**Written instruction**
In the listing that follows, retype every line from the first through the one containing "0.943, 0.949, 0.954, 0.968, 0.983, 0.99, 0.996, 1.0, 1.0];". Pictures are to be left out.

**Data extract**
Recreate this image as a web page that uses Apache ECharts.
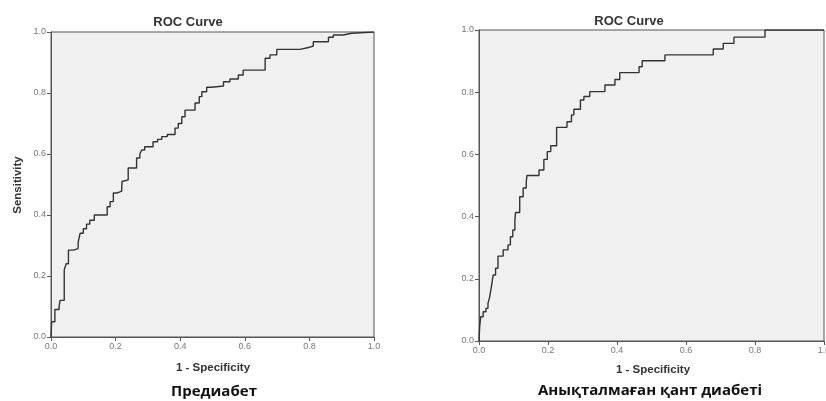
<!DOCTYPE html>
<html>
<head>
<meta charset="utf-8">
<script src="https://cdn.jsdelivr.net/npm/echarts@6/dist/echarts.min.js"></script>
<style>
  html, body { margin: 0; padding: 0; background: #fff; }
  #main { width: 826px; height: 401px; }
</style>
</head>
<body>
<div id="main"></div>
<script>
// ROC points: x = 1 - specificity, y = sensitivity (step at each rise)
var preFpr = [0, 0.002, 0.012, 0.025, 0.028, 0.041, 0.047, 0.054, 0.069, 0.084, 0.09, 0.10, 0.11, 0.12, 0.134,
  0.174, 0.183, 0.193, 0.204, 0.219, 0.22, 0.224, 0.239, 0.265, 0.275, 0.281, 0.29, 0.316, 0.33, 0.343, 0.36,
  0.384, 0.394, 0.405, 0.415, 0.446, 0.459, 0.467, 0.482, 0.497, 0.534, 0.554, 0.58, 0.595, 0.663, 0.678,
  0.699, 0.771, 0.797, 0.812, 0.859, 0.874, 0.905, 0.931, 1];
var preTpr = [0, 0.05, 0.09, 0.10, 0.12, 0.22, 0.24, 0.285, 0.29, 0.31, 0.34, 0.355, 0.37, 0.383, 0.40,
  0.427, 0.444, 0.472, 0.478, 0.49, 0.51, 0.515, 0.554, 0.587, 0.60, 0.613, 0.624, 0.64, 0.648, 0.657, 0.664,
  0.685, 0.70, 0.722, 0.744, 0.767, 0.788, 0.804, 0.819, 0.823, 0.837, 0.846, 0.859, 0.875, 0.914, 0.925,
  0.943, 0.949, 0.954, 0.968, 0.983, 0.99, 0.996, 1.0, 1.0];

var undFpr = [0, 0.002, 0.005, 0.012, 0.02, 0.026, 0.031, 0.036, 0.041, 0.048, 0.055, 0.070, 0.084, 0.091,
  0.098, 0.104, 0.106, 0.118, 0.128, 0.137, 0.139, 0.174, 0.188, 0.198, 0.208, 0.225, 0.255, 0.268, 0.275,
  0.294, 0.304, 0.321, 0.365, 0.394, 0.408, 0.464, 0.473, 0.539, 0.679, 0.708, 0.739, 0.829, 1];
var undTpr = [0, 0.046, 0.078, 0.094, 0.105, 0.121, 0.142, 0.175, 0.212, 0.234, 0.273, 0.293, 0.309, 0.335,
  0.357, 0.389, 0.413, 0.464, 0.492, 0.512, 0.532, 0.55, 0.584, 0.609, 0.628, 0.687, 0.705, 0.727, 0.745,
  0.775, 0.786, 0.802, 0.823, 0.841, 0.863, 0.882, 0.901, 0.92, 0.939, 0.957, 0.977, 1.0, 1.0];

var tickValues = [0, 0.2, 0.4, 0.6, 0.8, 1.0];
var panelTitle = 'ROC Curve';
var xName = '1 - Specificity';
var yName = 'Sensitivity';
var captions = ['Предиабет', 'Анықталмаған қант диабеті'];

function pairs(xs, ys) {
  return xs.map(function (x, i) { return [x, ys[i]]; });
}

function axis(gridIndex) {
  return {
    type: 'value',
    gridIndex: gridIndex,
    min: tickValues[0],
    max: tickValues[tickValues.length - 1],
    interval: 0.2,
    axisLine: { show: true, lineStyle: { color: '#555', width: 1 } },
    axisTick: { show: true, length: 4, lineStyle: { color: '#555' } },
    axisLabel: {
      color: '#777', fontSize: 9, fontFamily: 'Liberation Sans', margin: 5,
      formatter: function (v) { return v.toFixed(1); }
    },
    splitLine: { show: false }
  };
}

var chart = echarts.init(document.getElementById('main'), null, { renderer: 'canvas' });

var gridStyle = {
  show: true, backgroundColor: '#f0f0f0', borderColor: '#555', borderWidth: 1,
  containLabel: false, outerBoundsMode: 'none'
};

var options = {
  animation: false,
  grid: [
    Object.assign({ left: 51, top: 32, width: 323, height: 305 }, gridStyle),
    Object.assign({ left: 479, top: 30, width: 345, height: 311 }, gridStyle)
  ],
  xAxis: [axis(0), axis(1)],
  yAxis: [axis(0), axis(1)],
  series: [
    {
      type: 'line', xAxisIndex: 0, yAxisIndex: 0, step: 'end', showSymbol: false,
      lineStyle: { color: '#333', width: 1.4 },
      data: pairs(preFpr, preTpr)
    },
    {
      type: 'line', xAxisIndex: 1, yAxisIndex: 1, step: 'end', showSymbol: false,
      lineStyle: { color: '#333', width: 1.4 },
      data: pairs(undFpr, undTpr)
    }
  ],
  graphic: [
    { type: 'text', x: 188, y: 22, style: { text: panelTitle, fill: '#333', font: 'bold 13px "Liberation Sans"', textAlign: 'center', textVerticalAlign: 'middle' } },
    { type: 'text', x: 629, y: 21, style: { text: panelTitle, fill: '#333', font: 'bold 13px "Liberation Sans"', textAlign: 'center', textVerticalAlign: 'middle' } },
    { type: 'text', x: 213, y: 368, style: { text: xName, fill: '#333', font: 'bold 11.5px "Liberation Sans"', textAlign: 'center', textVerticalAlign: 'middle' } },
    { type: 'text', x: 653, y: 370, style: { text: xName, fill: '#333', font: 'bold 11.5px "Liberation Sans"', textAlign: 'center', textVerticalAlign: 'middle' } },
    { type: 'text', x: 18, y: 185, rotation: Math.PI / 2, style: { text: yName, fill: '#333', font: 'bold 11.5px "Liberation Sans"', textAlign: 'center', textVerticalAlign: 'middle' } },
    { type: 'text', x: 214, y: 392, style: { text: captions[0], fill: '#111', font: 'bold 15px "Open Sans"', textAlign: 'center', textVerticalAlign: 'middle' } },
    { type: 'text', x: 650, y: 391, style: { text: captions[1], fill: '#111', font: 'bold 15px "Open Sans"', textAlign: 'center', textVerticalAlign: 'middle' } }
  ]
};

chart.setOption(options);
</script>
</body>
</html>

**The reply**
Recreate this image as a web page that uses Apache ECharts.
<!DOCTYPE html>
<html>
<head>
<meta charset="utf-8">
<script src="https://cdn.jsdelivr.net/npm/echarts@6/dist/echarts.min.js"></script>
<style>
  html, body { margin: 0; padding: 0; background: #fff; }
  #main { width: 826px; height: 401px; }
</style>
</head>
<body>
<div id="main"></div>
<script>
// ROC points: x = 1 - specificity, y = sensitivity (step at each rise)
var preFpr = [0, 0.002, 0.012, 0.025, 0.028, 0.041, 0.047, 0.054, 0.069, 0.084, 0.09, 0.10, 0.11, 0.12, 0.134,
  0.174, 0.183, 0.193, 0.204, 0.219, 0.22, 0.224, 0.239, 0.265, 0.275, 0.281, 0.29, 0.316, 0.33, 0.343, 0.36,
  0.384, 0.394, 0.405, 0.415, 0.446, 0.459, 0.467, 0.482, 0.497, 0.534, 0.554, 0.58, 0.595, 0.663, 0.678,
  0.699, 0.771, 0.797, 0.812, 0.859, 0.874, 0.905, 0.931, 1];
var preTpr = [0, 0.05, 0.09, 0.10, 0.12, 0.22, 0.24, 0.285, 0.29, 0.31, 0.34, 0.355, 0.37, 0.383, 0.40,
  0.427, 0.444, 0.472, 0.478, 0.49, 0.51, 0.515, 0.554, 0.587, 0.60, 0.613, 0.624, 0.64, 0.648, 0.657, 0.664,
  0.685, 0.70, 0.722, 0.744, 0.767, 0.788, 0.804, 0.819, 0.823, 0.837, 0.846, 0.859, 0.875, 0.914, 0.925,
  0.943, 0.949, 0.954, 0.968, 0.983, 0.99, 0.996, 1.0, 1.0];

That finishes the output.